On Friday, June 27, they published an article describing their progress in Physical Review Letters (PRL), a publication of the American Physical Society. PRL is one of the most influential international journals devoted to basic physics.
The article, titled “Ultrawide-Bandwidth Slow-Light System Based on THz Plasmonic Graded Metallic Grating Structures,” is coauthored by Gan, Zhan Fu, Yujie Ding and Filbert Bartoli. Fu is a Ph.D. candidate in electrical engineering, Ding is a professor of electrical and computer engineering, and Bartoli is professor and department chair of electrical and computer engineering. Bartoli is Gan’s adviser, while Ding advises Fu.
The structure developed by his team, says Gan, has the unique ability to arrest the progress of terahertz (THz) light waves at multiple locations on the structure’s surface and also at different frequencies.
“Previous researchers have reported the ability to slow down one single wavelength at one narrow bandwidth,” says Gan. “We’ve succeeded in actually stopping THz waves at different positions for different frequencies.
“Our next goal is to develop structures that extend this capability to the near infrared and visible ranges of the spectrum, where optical communications signals are transferred.”
The Lehigh researchers report in PRL that their key innovation is a “metallic grating structure with graded depths, whose dispersion curves and cutoff frequencies are different at different locations.”
In appearance, this grate resembles the pipes of a pipe organ arranged side by side and decreasing gradually in length from one end of the assembly to the other.
The degree of grade in the metal grate can be “tuned,” says Gan, by altering the temperature and modifying the physical features on the surface of the structure.
Likewise, he says, temperature and surface structure can also be adjusted to trigger the release of the light signals after they have been slowed or trapped.
“The separation between the adjacent localized frequencies can be tuned freely by changing the grade of the grating depths,” Gan says. “And the propagation characteristics of the trapped surface modes can be controlled by the surface geometry.”

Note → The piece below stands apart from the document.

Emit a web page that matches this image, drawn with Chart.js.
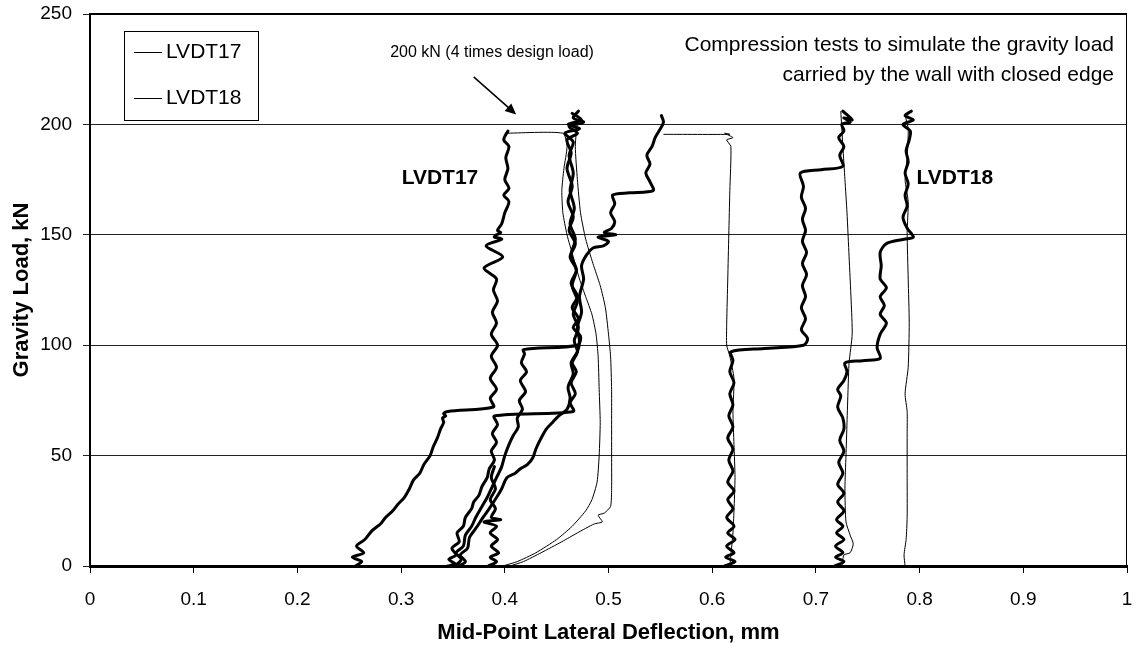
<!DOCTYPE html>
<html><head><meta charset="utf-8">
<script src="https://cdn.jsdelivr.net/npm/chart.js@4.4.1/dist/chart.umd.min.js"></script>
<style>html,body{margin:0;padding:0;background:#fff}</style>
</head><body>
<canvas id="c" width="1136" height="648"></canvas>
<script>
// ---------- axis / label data ----------
const xTickValues = [0,0.1,0.2,0.3,0.4,0.5,0.6,0.7,0.8,0.9,1];
const yTickValues = [0,50,100,150,200,250];
const seriesNames = ['LVDT17','LVDT18'];
const xTitle = 'Mid-Point Lateral Deflection, mm';
const yTitle = 'Gravity Load, kN';
const noteLines = ['Compression tests to simulate the gravity load','carried by the wall with closed edge'];
const arrowNote = '200 kN (4 times design load)';

// ---------- LVDT17 (thick) curves: deflection (mm) / load (kN) ----------
const t1x = [0.256,0.262,0.253,0.264,0.257,0.265,0.272,0.280,0.285,0.292,0.297,0.303,0.308,0.312,0.318,0.322,0.328,0.331,0.335,0.338,0.341,0.340,0.343,0.341,0.345,0.389,0.386,0.392,0.386,0.392,0.387,0.393,0.387,0.392,0.388,0.393,0.389,0.392,0.380,0.398,0.382,0.397,0.390,0.392,0.396,0.393,0.397,0.400,0.404,0.399,0.404,0.400,0.403,0.401,0.404,0.399,0.403];
const t1y = [0,2,4,6,9,12,16,19,22,25,28,31,35,39,42,46,50,54,58,62,65,67,68,69,70,72,76,80,85,90,95,100,105,110,115,120,125,130,135,140,145,148,149,150,151,152,155,160,165,168,171,175,180,185,190,193,197,200,202,204];
const t2x = [0.345,0.352,0.346,0.353,0.349,0.356,0.354,0.360,0.362,0.368,0.370,0.375,0.378,0.383,0.385,0.390,0.387,0.392,0.388,0.393,0.390,0.466,0.463,0.468,0.464,0.469,0.465,0.470,0.467,0.471,0.466,0.470,0.465,0.469,0.464,0.468,0.463,0.467,0.463,0.466,0.462,0.466,0.458,0.472,0.461,0.474,0.465];
const t2y = [0,1,3,5,8,11,15,18,22,26,29,32,36,40,44,48,52,56,60,64,68,70,74,78,83,88,92,97,102,108,114,120,127,134,141,148,155,162,170,178,186,192,196,198,200,202,205];
const t3x = [0.356,0.362,0.357,0.364,0.366,0.372,0.379,0.385,0.392,0.397,0.402,0.410,0.415,0.422,0.427,0.430,0.434,0.440,0.446,0.452,0.460,0.463,0.461,0.466,0.464,0.470,0.472,0.470,0.474,0.472,0.476,0.474,0.479,0.485,0.495,0.500,0.490,0.507,0.496,0.503,0.506,0.502,0.506,0.504,0.520,0.543,0.540,0.536,0.540,0.537,0.542,0.545,0.550,0.553,0.551];
const t3y = [0,2,5,8,13,17,22,26,31,35,40,42,44,46,49,53,57,62,65,68,71,76,81,87,92,97,102,108,115,122,130,136,141,144,145,147,149,150,151,153,156,160,164,168,169,170,174,178,182,186,190,194,198,201,204];
const t4x = [0.352,0.358,0.353,0.360,0.362,0.368,0.372,0.378,0.383,0.388,0.392,0.397,0.400,0.404,0.408,0.413,0.412,0.417,0.414,0.420,0.415,0.421,0.416,0.419,0.418,0.470,0.473,0.466,0.471,0.465,0.470,0.464,0.469,0.463,0.468,0.462,0.466,0.461,0.465,0.460,0.464,0.460,0.470,0.462,0.476,0.466,0.471];
const t4y = [0,3,6,9,14,18,22,27,31,36,40,45,50,55,59,63,67,71,75,79,84,88,92,96,98,100,104,108,112,117,122,128,134,140,146,152,158,165,172,180,187,193,196,199,201,203,206];
const t5x = [0.384,0.392,0.386,0.394,0.387,0.393,0.386,0.392,0.380,0.396,0.387,0.391,0.386,0.391,0.387,0.390];
const t5y = [0,2,4,6,9,12,15,18,20,21,22,26,30,35,40,45];
const t6x = [0.612,0.622,0.613,0.621,0.614,0.622,0.615,0.621,0.614,0.620,0.615,0.621,0.615,0.620,0.616,0.620,0.615,0.620,0.616,0.620,0.617,0.621,0.617,0.620,0.618,0.650,0.688,0.692,0.686,0.690,0.686,0.690,0.687,0.691,0.687,0.691,0.687,0.690,0.687,0.690,0.686,0.688,0.685,0.705,0.726,0.723,0.727,0.722,0.727,0.725,0.733,0.727,0.735,0.726];
const t6y = [0,2,4,6,9,12,15,18,22,26,30,34,38,43,48,53,58,63,68,73,78,83,88,93,97,98.5,100,103,107,112,117,122,127,132,137,142,147,152,157,162,167,172,178,179.5,181,186,190,194,197,200,201,203,202,206];
const t7x = [0.718,0.727,0.719,0.726,0.719,0.727,0.720,0.726,0.720,0.727,0.721,0.727,0.721,0.726,0.722,0.727,0.723,0.727,0.726,0.721,0.724,0.721,0.727,0.730,0.728,0.745,0.762,0.759,0.762,0.768,0.762,0.766,0.762,0.768,0.762,0.763,0.762,0.768,0.785,0.794,0.788,0.784,0.788,0.786,0.789,0.786,0.789,0.787,0.790,0.791,0.784,0.794,0.786,0.792];
const t7y = [0,2,4,6,9,12,15,18,21,25,29,33,37,42,47,52,57,62,67,72,77,80,84,88,92,93,94,99,105,110,114,118,122,126,130,136,142,146,148,149,153,158,163,168,173,178,183,188,193,197,200,202,204,206];

// ---------- LVDT18 (thin) curves ----------
const s1x = [0.400,0.456,0.460,0.457,0.455,0.456,0.460,0.466,0.472,0.478,0.484,0.488,0.490,0.491,0.492,0.491,0.489,0.484,0.478,0.465,0.450,0.430,0.412,0.398];
const s1y = [196,196,190,180,170,160,150,140,130,122,114,105,95,80,65,50,38,30,25,18,12,6,2,0];
const s2x = [0.470,0.468,0.470,0.473,0.478,0.485,0.492,0.497,0.500,0.502,0.503,0.503,0.503,0.503,0.502,0.496,0.490,0.494,0.486,0.470,0.455,0.435,0.418,0.405];
const s2y = [202,190,175,160,148,137,127,117,105,95,80,68,50,35,27,24,23,20,19,15,11,6,2,0];
const s3x = [0.553,0.617,0.612,0.620,0.614,0.618,0.617,0.616,0.615,0.614,0.614,0.617,0.621,0.620,0.621,0.622,0.621,0.620,0.618,0.617];
const s3y = [195.5,195.5,196,194,193,190,170,150,130,110,100,95,85,70,55,40,25,15,5,0];
const s4x = [0.724,0.726,0.728,0.730,0.732,0.734,0.735,0.732,0.731,0.730,0.729,0.728,0.729,0.733,0.736,0.733,0.727,0.725];
const s4y = [206,190,175,160,140,120,105,92,80,65,50,35,20,14,10,6,5,0];
const s5x = [0.786,0.789,0.788,0.786,0.789,0.788,0.789,0.790,0.789,0.786,0.788,0.788,0.788,0.788,0.787,0.785,0.786];
const s5y = [204,198,185,175,165,151,130,110,90,78,70,60,40,22,12,5,0];

const thick = [[t1x,t1y],[t2x,t2y],[t3x,t3y],[t4x,t4y],[t5x,t5y],[t6x,t6y],[t7x,t7y]];
const thin = [[s1x,s1y],[s2x,s2y],[s3x,s3y],[s4x,s4y],[s5x,s5y]];

const toPts = (xs, ys) => xs.map((v, i) => ({x: v, y: ys[i]}));
const datasets = [];
thick.forEach((c, i) => datasets.push({label: i === 0 ? seriesNames[0] : '', data: toPts(c[0], c[1]), borderColor: '#000', borderWidth: 3, pointRadius: 0, tension: 0.3, borderJoinStyle: 'round', borderCapStyle: 'round', fill: false}));
thin.forEach((c, i) => datasets.push({label: i === 0 ? seriesNames[1] : '', data: toPts(c[0], c[1]), borderColor: '#000', borderWidth: 1, pointRadius: 0, tension: 0.2, fill: false}));

const FONT = '"Liberation Sans", Arial, sans-serif';

const decor = {
  id: 'decor',
  afterDraw(chart) {
    const {ctx, chartArea: ca, scales: {x, y}} = chart;
    ctx.save();
    ctx.strokeStyle = '#000';
    ctx.lineWidth = 2;
    ctx.beginPath(); ctx.moveTo(ca.left, ca.top); ctx.lineTo(ca.right, ca.top); ctx.stroke();
    ctx.lineWidth = 1;
    ctx.beginPath(); ctx.moveTo(ca.right - 0.5, ca.top); ctx.lineTo(ca.right - 0.5, ca.bottom); ctx.stroke();
    // legend box
    const lx = 124, ly = 31, lw = 134, lh = 89;
    ctx.fillStyle = '#fff';
    ctx.fillRect(lx, ly, lw, lh);
    ctx.strokeRect(lx + 0.5, ly + 0.5, lw, lh);
    ctx.font = '21px ' + FONT;
    ctx.fillStyle = '#000';
    ctx.textBaseline = 'middle';
    ctx.textAlign = 'left';
    const rows = [52, 98];
    [datasets[0].label, datasets[thick.length].label].forEach((t, i) => {
      ctx.beginPath(); ctx.moveTo(134, rows[i] + 0.5); ctx.lineTo(162, rows[i] + 0.5); ctx.stroke();
      ctx.fillText(t, 166, rows[i]);
    });
    // curve labels
    ctx.font = 'bold 21px ' + FONT;
    ctx.textAlign = 'center';
    ctx.fillText(seriesNames[0], x.getPixelForValue(0.3375), y.getPixelForValue(175.5));
    ctx.fillText(seriesNames[1], x.getPixelForValue(0.834), y.getPixelForValue(175.5));
    // note
    ctx.font = '21px ' + FONT;
    ctx.textAlign = 'right';
    ctx.fillText(noteLines[0], x.getPixelForValue(0.9875), y.getPixelForValue(235.7));
    ctx.fillText(noteLines[1], x.getPixelForValue(0.9875), y.getPixelForValue(222.3));
    // arrow note
    ctx.font = '16px ' + FONT;
    ctx.textAlign = 'center';
    ctx.fillText(arrowNote, x.getPixelForValue(0.3877), y.getPixelForValue(232.5));
    const x0 = x.getPixelForValue(0.370), y0 = y.getPixelForValue(221.5);
    const x1 = x.getPixelForValue(0.411), y1 = y.getPixelForValue(204.5);
    const ang = Math.atan2(y1 - y0, x1 - x0);
    ctx.lineWidth = 1.5;
    ctx.beginPath(); ctx.moveTo(x0, y0); ctx.lineTo(x1 - 8 * Math.cos(ang), y1 - 8 * Math.sin(ang)); ctx.stroke();
    ctx.beginPath();
    ctx.moveTo(x1, y1);
    ctx.lineTo(x1 - 11 * Math.cos(ang) + 5 * Math.sin(ang), y1 - 11 * Math.sin(ang) - 5 * Math.cos(ang));
    ctx.lineTo(x1 - 11 * Math.cos(ang) - 5 * Math.sin(ang), y1 - 11 * Math.sin(ang) + 5 * Math.cos(ang));
    ctx.closePath(); ctx.fill();
    ctx.restore();
  }
};

new Chart(document.getElementById('c'), {
  type: 'line',
  data: {datasets},
  options: {
    responsive: false,
    animation: false,
    devicePixelRatio: 1,
    layout: {padding: {top: 14, right: 9, left: 0, bottom: 0}},
    plugins: {legend: {display: false}, tooltip: {enabled: false}},
    scales: {
      x: {
        type: 'linear', min: 0, max: 1,
        afterBuildTicks: s => { s.ticks = xTickValues.map(v => ({value: v})); },
        afterFit: s => { s.height = 82; s.paddingLeft = 0; s.paddingRight = 0; },
        ticks: {color: '#000', font: {family: FONT, size: 19}, padding: 15, maxRotation: 0,
          callback: v => (v === 0 || v === 1) ? String(v) : v.toFixed(1)},
        grid: {drawOnChartArea: false, drawTicks: true, tickLength: 7, color: '#000', lineWidth: 1},
        border: {color: '#000', width: 3},
        title: {display: true, text: xTitle, color: '#000', font: {family: FONT, size: 22, weight: 'bold'}, padding: {top: 0, bottom: 2}}
      },
      y: {
        type: 'linear', min: 0, max: 250,
        afterBuildTicks: s => { s.ticks = yTickValues.map(v => ({value: v})); },
        afterFit: s => { s.width = 90; s.paddingTop = 0; s.paddingBottom = 0; },
        ticks: {color: '#000', font: {family: FONT, size: 19}, padding: 11},
        grid: {color: '#222', lineWidth: 1, tickLength: 7},
        border: {color: '#000', width: 2},
        title: {display: true, text: yTitle, color: '#000', font: {family: FONT, size: 22, weight: 'bold'}, padding: {top: 9, bottom: 0}}
      }
    }
  },
  plugins: [decor]
});
</script>
</body></html>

By “opening a door to the control of light waves on a chip,” says Bartoli, the new Lehigh grating structure could help scientists and engineers reduce the size of optical structures so they can be integrated at the nanoscale with electronic devices.
“Our grating structure can also be scaled to telecommunications frequencies for future possible applications in integrated optical and nano-photonic circuits,” he says.
“This might even help us realize such novel applications as a spectrometer integrated on a chip for chemical diagnostics, spectroscopy and signal processing applications.”
Gan, who holds an M.S. in electrical engineering from the Chinese Academy of Sciences in Beijing and a B.S. in materials science and engineering from Fudan University in Shanghai, has used computer modeling to develop and test the grating structure. He will begin soon to work with Ding to conduct physical experiments. Ding has made significant progress in generating THz radiation.
It was after reading an article by another researcher in the field that Gan and Fu came up with the idea of developing graded grating structures to trap and slow light waves.
“The other researcher was attempting to use a cylindrical structure to focus light waves into a subwavelength scale for a THz scanning microscope,” he says. “We simplified the cylinder to a grating structure and realized that incoming light waves would be trapped at various points across the grade.”
Gan presented the results of his work with the grating structure at CLEO/QELS 2008 in San Jose, Calif., in May. The conference (CLEO stands for Conference on Lasers and Electro-Optics while QELS represents Quantum Electronics and Laser Science) is sponsored by the Optical Society of America. CLEO/QELS and the IEEE Lasers and Electro-Optics Society. The CLEO/QELS and PhAST (Photonic Applications, Systems and Technology) conferences are considered the premier international events for optics and photonics.